Vince Zampella, one of the creators behind such best-selling video games as “Call of Duty,” has died. He was 55.
Video game company Electronic Arts said Zampella died Sunday. The company did not disclose a cause of death.
In 2010, Zampella founded Respawn Entertainment, a subsidiary of EA, and he also was the former chief executive of video game developer Infinity Ward, the studio behind the successful “Call of Duty” franchise.
A spokesperson for Electronic Arts said in a statement on Monday that Zampella’s influence on the video game industry was “profound and far-reaching.”

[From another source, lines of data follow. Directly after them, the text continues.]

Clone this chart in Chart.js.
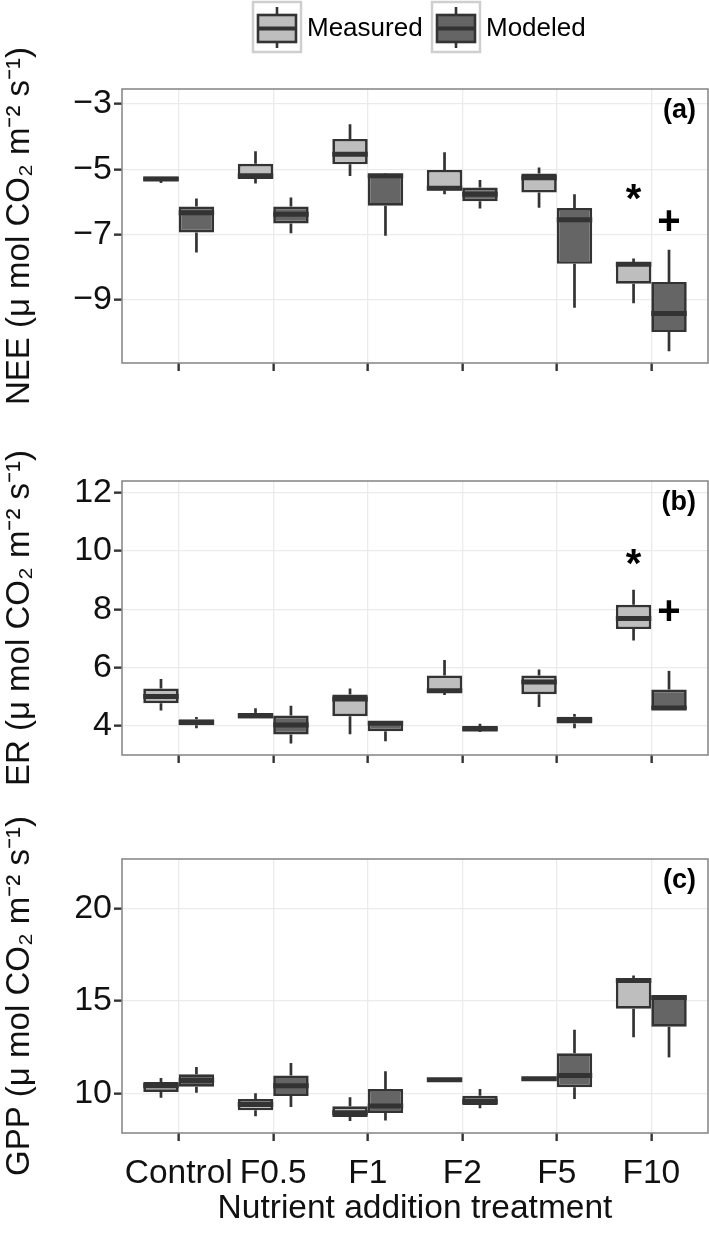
<!DOCTYPE html>
<html>
<head>
<meta charset="utf-8">
<script src="https://cdn.jsdelivr.net/npm/chart.js@4.4.1/dist/chart.umd.min.js"></script>
<style>
  html, body { margin: 0; padding: 0; background: #ffffff; }
  #wrap { position: relative; width: 709px; height: 1241px; overflow: hidden; background: #fff; }
  #wrap canvas { position: absolute; left: 0; }
</style>
</head>
<body>
<div id="wrap">
  <canvas id="cA" width="709" height="440" style="top:0px;width:709px;height:440px"></canvas>
  <canvas id="cB" width="709" height="430" style="top:400px;width:709px;height:430px"></canvas>
  <canvas id="cC" width="709" height="451" style="top:790px;width:709px;height:451px"></canvas>
</div>
<script>
// ---------------- data ----------------
const CATEGORIES = ['Control', 'F0.5', 'F1', 'F2', 'F5', 'F10'];
const SERIES_NAMES = ['Measured', 'Modeled'];

// each entry: [min, q1, median, q3, max]
const NEE_MEASURED = [
  [-5.42, -5.36, -5.30, -5.22, -5.22],
  [-5.44, -5.30, -5.20, -4.83, -4.45],
  [-5.21, -4.85, -4.54, -4.07, -3.62],
  [-5.77, -5.65, -5.58, -5.02, -4.48],
  [-6.18, -5.71, -5.26, -5.13, -4.95],
  [-9.11, -8.51, -7.91, -7.85, -7.74]
];
const NEE_MODELED = [
  [-7.55, -6.94, -6.33, -6.14, -5.90],
  [-6.96, -6.66, -6.38, -6.14, -5.87],
  [-7.04, -6.12, -5.20, -5.16, -5.13],
  [-6.20, -5.98, -5.77, -5.56, -5.33],
  [-9.25, -7.90, -6.55, -6.19, -5.77],
  [-10.58, -9.99, -9.42, -8.46, -7.47]
];
const ER_MEASURED = [
  [4.53, 4.78, 5.01, 5.29, 5.61],
  [4.26, 4.26, 4.35, 4.45, 4.61],
  [3.72, 4.34, 4.93, 5.08, 5.29],
  [5.06, 5.15, 5.21, 5.73, 6.26],
  [4.65, 5.09, 5.51, 5.73, 5.94],
  [6.93, 7.32, 7.68, 8.15, 8.67]
];
const ER_MODELED = [
  [3.93, 4.03, 4.12, 4.23, 4.31],
  [3.40, 3.71, 4.04, 4.36, 4.70],
  [3.48, 3.82, 4.10, 4.15, 4.15],
  [3.80, 3.84, 3.90, 4.00, 4.08],
  [3.93, 4.09, 4.20, 4.32, 4.41],
  [4.58, 4.58, 4.62, 5.25, 5.89]
];
const GPP_MEASURED = [
  [9.80, 10.11, 10.44, 10.65, 10.86],
  [8.80, 9.12, 9.44, 9.73, 10.04],
  [8.55, 8.76, 8.99, 9.34, 9.82],
  [10.74, 10.74, 10.77, 10.80, 10.80],
  [10.79, 10.79, 10.82, 10.85, 10.85],
  [13.05, 14.59, 16.11, 16.22, 16.38]
];
const GPP_MODELED = [
  [10.07, 10.39, 10.73, 11.06, 11.45],
  [9.30, 9.89, 10.45, 11.00, 11.67],
  [8.57, 8.98, 9.35, 10.27, 11.22],
  [9.23, 9.41, 9.60, 9.91, 10.27],
  [9.73, 10.36, 10.99, 12.19, 13.46],
  [11.97, 13.62, 15.20, 15.27, 15.27]
];

const NEE_TICKS = [-9, -7, -5, -3];
const ER_TICKS = [4, 6, 8, 10, 12];
const GPP_TICKS = [10, 15, 20];

const NEE_RANGE = [-10.94, -2.54];
const ER_RANGE = [3.01, 12.39];
const GPP_RANGE = [7.90, 22.65];

const NEE_TITLE = 'NEE (\u03BC mol CO\u2082 m\u207B\u00B2 s\u207B\u00B9)';
const ER_TITLE = 'ER (\u03BC mol CO\u2082 m\u207B\u00B2 s\u207B\u00B9)';
const GPP_TITLE = 'GPP (\u03BC mol CO\u2082 m\u207B\u00B2 s\u207B\u00B9)';
const X_TITLE = 'Nutrient addition treatment';

// significance marks: category, series, value, symbol
const NEE_MARKS = [
  { category: 'F10', series: 'Measured', value: -5.69, symbol: '*' },
  { category: 'F10', series: 'Modeled', value: -6.56, symbol: '+' }
];
const ER_MARKS = [
  { category: 'F10', series: 'Measured', value: 9.79, symbol: '*' },
  { category: 'F10', series: 'Modeled', value: 7.95, symbol: '+' }
];
const GPP_MARKS = [];

// ---------------- styling ----------------
const FONT = '"Liberation Sans", Arial, Helvetica, sans-serif';
const FILL = { Measured: '#bebebe', Modeled: '#656565' };
const EDGE = '#333333';
const GRID = '#ebebeb';
const PANEL_BORDER = '#8a8a8a';

const boxParts = {
  id: 'boxParts',
  beforeDatasetsDraw(chart) {
    const ctx = chart.ctx, ys = chart.scales.y;
    ctx.save();
    ctx.strokeStyle = EDGE;
    ctx.lineWidth = 2.7;
    ctx.lineCap = 'butt';
    chart.data.datasets.forEach((ds, di) => {
      const meta = chart.getDatasetMeta(di);
      meta.data.forEach((bar, i) => {
        const s = ds.stats[i];
        ctx.beginPath();
        ctx.moveTo(bar.x, ys.getPixelForValue(s[0]));
        ctx.lineTo(bar.x, ys.getPixelForValue(s[1]));
        ctx.moveTo(bar.x, ys.getPixelForValue(s[3]));
        ctx.lineTo(bar.x, ys.getPixelForValue(s[4]));
        ctx.stroke();
      });
    });
    ctx.restore();
  },
  afterDatasetsDraw(chart) {
    const ctx = chart.ctx, ys = chart.scales.y, area = chart.chartArea;
    ctx.save();
    ctx.strokeStyle = EDGE;
    ctx.lineWidth = 5;
    chart.data.datasets.forEach((ds, di) => {
      const meta = chart.getDatasetMeta(di);
      meta.data.forEach((bar, i) => {
        const y = ys.getPixelForValue(ds.stats[i][2]);
        ctx.beginPath();
        ctx.moveTo(bar.x - bar.width / 2, y);
        ctx.lineTo(bar.x + bar.width / 2, y);
        ctx.stroke();
      });
    });
    // panel border
    ctx.strokeStyle = PANEL_BORDER;
    ctx.lineWidth = 1.6;
    ctx.strokeRect(area.left, area.top, area.right - area.left, area.bottom - area.top);
    ctx.restore();
  },
  afterDraw(chart, args, opts) {
    const ctx = chart.ctx, ys = chart.scales.y, area = chart.chartArea;
    ctx.save();
    // significance marks
    (opts.marks || []).forEach(m => {
      const di = SERIES_NAMES.indexOf(m.series);
      const ci = CATEGORIES.indexOf(m.category);
      const bar = chart.getDatasetMeta(di).data[ci];
      const x = bar.x, y = ys.getPixelForValue(m.value);
      ctx.font = 'bold 40px ' + FONT;
      ctx.fillStyle = '#000';
      ctx.textAlign = 'center';
      ctx.textBaseline = 'alphabetic';
      const mt = ctx.measureText(m.symbol);
      const yOff = (mt.actualBoundingBoxAscent - mt.actualBoundingBoxDescent) / 2;
      ctx.fillText(m.symbol, x, y + yOff);
    });
    // panel tag
    if (opts.tag) {
      ctx.font = 'bold 27px ' + FONT;
      ctx.fillStyle = '#000';
      ctx.textAlign = 'right';
      ctx.textBaseline = 'middle';
      ctx.fillText(opts.tag, area.right - 12, area.top + 22);
    }
    // legend
    if (opts.legend) {
      const keys = [
        { name: SERIES_NAMES[0], kx: 252, tx: 307 },
        { name: SERIES_NAMES[1], kx: 431, tx: 486 }
      ];
      keys.forEach(k => {
        ctx.strokeStyle = '#cfcfcf';
        ctx.lineWidth = 2.5;
        ctx.strokeRect(k.kx + 1, 2, 48, 50);
        const cx = k.kx + 25;
        ctx.strokeStyle = EDGE;
        ctx.lineWidth = 2.6;
        ctx.beginPath();
        ctx.moveTo(cx, 7); ctx.lineTo(cx, 48);
        ctx.stroke();
        ctx.fillStyle = FILL[k.name];
        ctx.fillRect(cx - 19, 15, 38, 27);
        ctx.strokeRect(cx - 19, 15, 38, 27);
        ctx.lineWidth = 4;
        ctx.beginPath();
        ctx.moveTo(cx - 19, 28.5); ctx.lineTo(cx + 19, 28.5);
        ctx.stroke();
        ctx.font = '26px ' + FONT;
        ctx.fillStyle = '#000';
        ctx.textAlign = 'left';
        ctx.textBaseline = 'middle';
        ctx.fillText(k.name, k.tx, 29);
      });
    }
    ctx.restore();
  }
};

function fmtTick(v) {
  return (v < 0 ? '\u2212' + Math.abs(v) : String(v));
}

function makePanel(p) {
  const datasets = [p.measured, p.modeled].map((stats, si) => ({
    label: SERIES_NAMES[si],
    stats: stats,
    data: stats.map((s, i) => ({ x: i + 1, y: [s[1], s[3]] })),
    backgroundColor: FILL[SERIES_NAMES[si]],
    borderColor: EDGE,
    borderWidth: 2.7,
    borderSkipped: false,
    categoryPercentage: 0.75,
    barPercentage: 1.0
  }));
  return new Chart(document.getElementById(p.id), {
    type: 'bar',
    data: { datasets },
    plugins: [boxParts],
    options: {
      responsive: false,
      animation: false,
      events: [],
      layout: { padding: { top: p.padTop, right: 1, left: 0, bottom: 0 } },
      plugins: {
        legend: { display: false },
        tooltip: { enabled: false },
        boxParts: { marks: p.marks, tag: p.tag, legend: p.legend }
      },
      scales: {
        x: {
          type: 'linear',
          offset: false,
          min: 0.4,
          max: CATEGORIES.length + 0.6,
          afterBuildTicks: s => { s.ticks = CATEGORIES.map((c, i) => ({ value: i + 1 })); },
          afterFit: s => { s.height = p.xHeight; },
          border: { display: false },
          grid: { offset: false, color: GRID, lineWidth: 1.3, tickColor: EDGE, tickWidth: 2.4, tickLength: 8, drawTicks: true },
          ticks: {
            display: p.xLabels,
            autoSkip: false,
            maxRotation: 0,
            minRotation: 0,
            padding: 13,
            color: '#111',
            font: { size: 33.5, family: FONT },
            callback: v => CATEGORIES[Math.round(v) - 1]
          },
          title: {
            display: p.xLabels,
            text: X_TITLE,
            color: '#111',
            font: { size: 33.5, family: FONT },
            padding: { top: 0, bottom: 12 }
          }
        },
        y: {
          type: 'linear',
          min: p.range[0],
          max: p.range[1],
          afterBuildTicks: s => { s.ticks = p.ticks.map(v => ({ value: v })); },
          afterFit: s => { s.width = 122; },
          border: { display: false },
          grid: { color: GRID, lineWidth: 1.3, tickColor: EDGE, tickWidth: 2.4, tickLength: 8 },
          ticks: {
            padding: 2,
            color: '#111',
            font: { size: 34, family: FONT },
            callback: v => fmtTick(v)
          },
          title: {
            display: true,
            text: p.title,
            color: '#111',
            font: { size: 33, family: FONT },
            padding: { top: 0, bottom: 0 }
          }
        }
      }
    }
  });
}

const PANELS = [
  { id: 'cA', measured: NEE_MEASURED, modeled: NEE_MODELED, range: NEE_RANGE, ticks: NEE_TICKS,
    title: NEE_TITLE, tag: '(a)', marks: NEE_MARKS, padTop: 89, xHeight: 77, xLabels: false, legend: true },
  { id: 'cB', measured: ER_MEASURED, modeled: ER_MODELED, range: ER_RANGE, ticks: ER_TICKS,
    title: ER_TITLE, tag: '(b)', marks: ER_MARKS, padTop: 81, xHeight: 75, xLabels: false, legend: false },
  { id: 'cC', measured: GPP_MEASURED, modeled: GPP_MODELED, range: GPP_RANGE, ticks: GPP_TICKS,
    title: GPP_TITLE, tag: '(c)', marks: GPP_MARKS, padTop: 69, xHeight: 108, xLabels: true, legend: false }
];
PANELS.forEach(makePanel);
</script>
</body>
</html>
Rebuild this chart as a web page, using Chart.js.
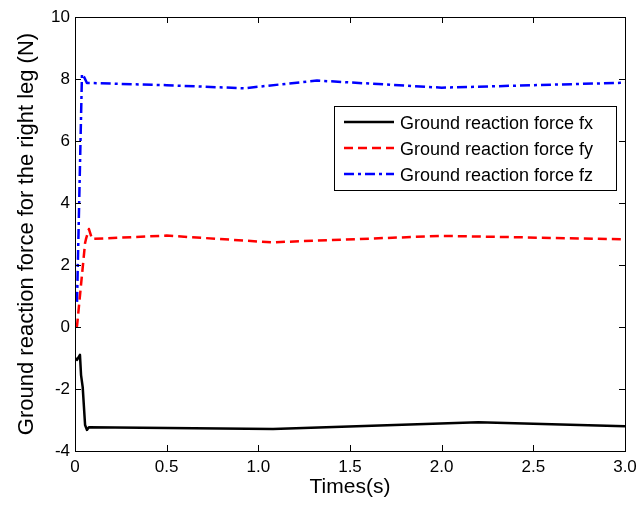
<!DOCTYPE html>
<html>
<head>
<meta charset="utf-8">
<script src="https://cdn.jsdelivr.net/npm/chart.js@4.4.0/dist/chart.umd.min.js"></script>
<style>
  body { margin: 0; background: #fff; }
  #wrap { width: 643px; height: 505px; }
</style>
</head>
<body>
<div id="wrap"><canvas id="myChart" width="643" height="505"></canvas></div>
<script>
// data (time in s, force in N)
const fxTimes = [0.005, 0.011, 0.027, 0.033, 0.042, 0.055, 0.065, 0.076, 1.08, 2.2, 3.0];
const fxValues = [-1.0, -1.06, -0.9, -1.55, -1.94, -3.16, -3.32, -3.23, -3.29, -3.07, -3.2];

const fyTimes = [0.005, 0.011, 0.055, 0.06, 0.076, 0.093, 0.5, 1.07, 2.0, 3.0];
const fyValues = [0.0, 0.03, 2.71, 2.84, 3.16, 2.84, 2.95, 2.73, 2.94, 2.83];

const fzTimes = [0.011, 0.038, 0.05, 0.065, 0.093, 0.5, 0.92, 1.32, 2.0, 3.0];
const fzValues = [0.81, 8.16, 8.06, 7.87, 7.87, 7.8, 7.7, 7.95, 7.72, 7.88];

const seriesNames = ['Ground reaction force fx', 'Ground reaction force fy', 'Ground reaction force fz'];
const xTicks = [0, 0.5, 1, 1.5, 2, 2.5, 3];
const yTicks = [-4, -2, 0, 2, 4, 6, 8, 10];

const FONT = '"Liberation Sans", Arial, Helvetica, sans-serif';

function pts(xs, ys) {
  return xs.map((x, i) => ({ x: x, y: ys[i] }));
}

const styles = [
  { color: '#000000', dash: [] },
  { color: '#ff0000', dash: [9, 5] },
  { color: '#0000ff', dash: [10, 4, 3, 4] }
];

// frame, inward ticks on all 4 sides, legend box inside the axes
const framePlugin = {
  id: 'frame',
  afterDraw(chart) {
    const c = chart.ctx;
    const a = chart.chartArea;
    const xs = chart.scales.x, ys = chart.scales.y;
    c.save();
    c.strokeStyle = '#000';
    c.lineWidth = 1;
    c.setLineDash([]);
    c.strokeRect(Math.round(a.left) + 0.5, Math.round(a.top) + 0.5,
      Math.round(a.right - a.left), Math.round(a.bottom - a.top));
    const tl = 6;
    c.beginPath();
    xTicks.forEach(v => {
      const px = Math.round(xs.getPixelForValue(v)) + 0.5;
      c.moveTo(px, a.bottom); c.lineTo(px, a.bottom - tl);
      c.moveTo(px, a.top); c.lineTo(px, a.top + tl);
    });
    yTicks.forEach(v => {
      const py = Math.round(ys.getPixelForValue(v)) + 0.5;
      c.moveTo(a.left, py); c.lineTo(a.left + tl, py);
      c.moveTo(a.right, py); c.lineTo(a.right - tl, py);
    });
    c.stroke();

    // legend
    const lx = 334.5, ly = 106.5, lw = 282, lh = 84;
    c.fillStyle = '#fff';
    c.fillRect(lx, ly, lw, lh);
    c.strokeRect(lx, ly, lw, lh);
    c.font = '18px ' + FONT;
    c.textBaseline = 'middle';
    chart.data.datasets.forEach((ds, i) => {
      const y = 122 + i * 26;
      c.strokeStyle = ds.borderColor;
      c.lineWidth = 2.5;
      c.setLineDash(ds.borderDash);
      c.beginPath();
      c.moveTo(344, y); c.lineTo(394, y);
      c.stroke();
      c.setLineDash([]);
      c.fillStyle = '#000';
      c.fillText(ds.label, 400, y + 2);
    });
    c.restore();
  }
};

const ctx = document.getElementById('myChart');

new Chart(ctx, {
  type: 'scatter',
  data: {
    datasets: [
      { data: pts(fxTimes, fxValues) },
      { data: pts(fyTimes, fyValues) },
      { data: pts(fzTimes, fzValues) }
    ].map((d, i) => ({
      label: seriesNames[i],
      data: d.data,
      showLine: true,
      borderColor: styles[i].color,
      backgroundColor: styles[i].color,
      borderDash: styles[i].dash,
      borderWidth: 2.5,
      pointRadius: 0,
      tension: 0,
      borderJoinStyle: 'round'
    }))
  },
  options: {
    responsive: false,
    animation: false,
    devicePixelRatio: 1,
    layout: { padding: { left: 0, top: 17, right: 18, bottom: 0 } },
    plugins: {
      legend: { display: false },
      tooltip: { enabled: false }
    },
    scales: {
      x: {
        type: 'linear',
        min: 0,
        max: 3,
        afterBuildTicks: s => { s.ticks = xTicks.map(v => ({ value: v })); },
        afterFit: s => { s.height = 54; },
        grid: { display: false, drawTicks: false },
        border: { display: false },
        ticks: { color: '#000', padding: 6, font: { family: FONT, size: 17 }, maxRotation: 0 },
        title: { display: true, text: 'Times(s)', color: '#000', padding: { top: 0, bottom: 5 }, font: { family: FONT, size: 21 } }
      },
      y: {
        min: -4,
        max: 10,
        afterBuildTicks: s => { s.ticks = yTicks.map(v => ({ value: v })); },
        afterFit: s => { s.width = 75; },
        grid: { display: false, drawTicks: false },
        border: { display: false },
        ticks: { color: '#000', padding: 5, font: { family: FONT, size: 17 } },
        title: { display: true, text: 'Ground reaction force for the right leg (N)', color: '#000', padding: { top: 14, bottom: 0 }, font: { family: FONT, size: 22 } }
      }
    }
  },
  plugins: [framePlugin]
});
</script>
</body>
</html>
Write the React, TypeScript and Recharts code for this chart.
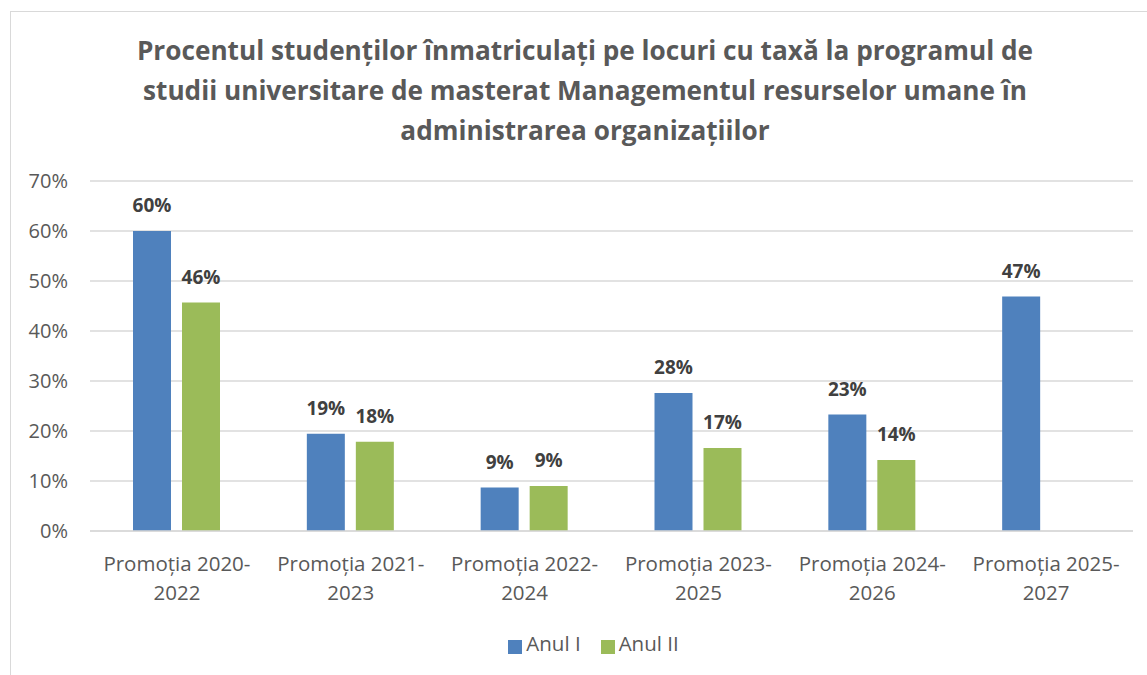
import React from "react";
import {
  Bar,
  BarChart,
  CartesianGrid,
  LabelList,
  Legend,
  XAxis,
  YAxis,
} from "recharts";

const categories = [
  "Promoția 2020-2022",
  "Promoția 2021-2023",
  "Promoția 2022-2024",
  "Promoția 2023-2025",
  "Promoția 2024-2026",
  "Promoția 2025-2027",
];
const anulI = [60, 19.45, 8.7, 27.6, 23.3, 46.9];
const anulII: (number | null)[] = [45.7, 17.85, 9.0, 16.6, 14.2, null];
const yTicks = [0, 10, 20, 30, 40, 50, 60, 70];
const titleLines = [
  "Procentul studenților înmatriculați pe locuri cu taxă la programul de",
  "studii universitare de masterat Managementul resurselor umane în",
  "administrarea organizațiilor",
];

const data = categories.map((name, i) => ({
  name,
  anulI: anulI[i],
  anulII: anulII[i],
}));

const fontFamily = "'Open Sans', sans-serif";
const tickColor = "#595959";
const labelColor = "#404040";
const gridColor = "#d9d9d9";
const blue = "#4f81bd";
const green = "#9bbb59";

const CategoryTick = (props: any) => {
  const { x, y, payload } = props;
  const text: string = payload.value;
  const cut = text.indexOf("-") + 1;
  const lines = [text.slice(0, cut), text.slice(cut)];
  return (
    <text
      x={x}
      y={y}
      textAnchor="middle"
      fill={tickColor}
      fontFamily={fontFamily}
      fontSize={20.5}
    >
      {lines.map((l, i) => (
        <tspan key={i} x={x} dy={i === 0 ? 32 : 29}>
          {l}
        </tspan>
      ))}
    </text>
  );
};

const pct = (v: any) => (v == null ? "" : `${Math.round(v)}%`);

export default function App() {
  return (
    <div
      style={{
        position: "absolute",
        left: 0,
        top: 0,
        width: 1147,
        height: 675,
        background: "#fff",
        overflow: "hidden",
        fontFamily,
      }}
    >
      <div
        style={{
          position: "absolute",
          left: 10,
          top: 11,
          width: 1160,
          height: 700,
          border: "1px solid #d9d9d9",
        }}
      />
      <div
        style={{
          position: "absolute",
          left: 10,
          top: 30,
          width: 1150,
          textAlign: "center",
          fontWeight: 700,
          fontSize: 26.2,
          lineHeight: "40px",
          color: tickColor,
        }}
      >
        {titleLines.map((l, i) => (
          <div key={i}>{l}</div>
        ))}
      </div>
      <div style={{ position: "absolute", left: 0, top: 0 }}>
        <BarChart
          width={1147}
          height={675}
          data={data}
          margin={{ top: 181, right: 14, bottom: 18, left: 0 }}
          barCategoryGap="25%"
          barGap={11}
        >
          <CartesianGrid vertical={false} stroke={gridColor} strokeWidth={1.5} />
          <XAxis
            dataKey="name"
            tick={<CategoryTick />}
            tickLine={false}
            axisLine={{ stroke: gridColor, strokeWidth: 1.5 }}
            height={98}
            interval={0}
          />
          <YAxis
            domain={[0, 70]}
            ticks={yTicks}
            tickFormatter={(v: number) => `${v}%`}
            axisLine={false}
            tickLine={false}
            tickSize={0}
            tickMargin={22}
            width={90}
            tick={{ fill: tickColor, fontFamily, fontSize: 20 }}
          />
          <Legend
            verticalAlign="bottom"
            align="center"
            iconType="square"
            iconSize={14}
            wrapperStyle={{ left: 32 }}
            formatter={(value: string, _e: any, i: number) => (
              <span
                style={{
                  color: tickColor,
                  fontSize: 20.5,
                  fontFamily,
                  marginRight: i === 0 ? 10 : 0,
                }}
              >
                {value}
              </span>
            )}
          />
          <Bar
            dataKey="anulI"
            name="Anul I"
            fill={blue}
            barSize={38}
            isAnimationActive={false}
          >
            <LabelList
              dataKey="anulI"
              position="top"
              offset={19}
              formatter={pct}
              fill={labelColor}
              fontWeight={700}
              fontSize={19}
              fontFamily={fontFamily}
            />
          </Bar>
          <Bar
            dataKey="anulII"
            name="Anul II"
            fill={green}
            barSize={38}
            isAnimationActive={false}
          >
            <LabelList
              dataKey="anulII"
              position="top"
              offset={19}
              formatter={pct}
              fill={labelColor}
              fontWeight={700}
              fontSize={19}
              fontFamily={fontFamily}
            />
          </Bar>
        </BarChart>
      </div>
    </div>
  );
}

“A friend, colleague, leader and visionary creator, his work helped shape modern interactive entertainment and inspired millions of players and developers around the world. His legacy will continue to shape how games are made and how players connect for generations to come,” a company spokesperson wrote.
One of Zampella’s crowning achievements was the creation of the Call of Duty franchise, which has sold more than half a billion games worldwide,
The first person shooter game debuted in 2003 as a World War II simulation and has sold over 500 million copies globally. Subsequent versions have delved into modern warfare and there is a live-action movie based on the game in production with Paramount Pictures.
In recent years, Zampella has been at the helm of the creation of the action adventure video games Star Wars Jedi: Fallen Order and Star Wars Jedi: Survivor.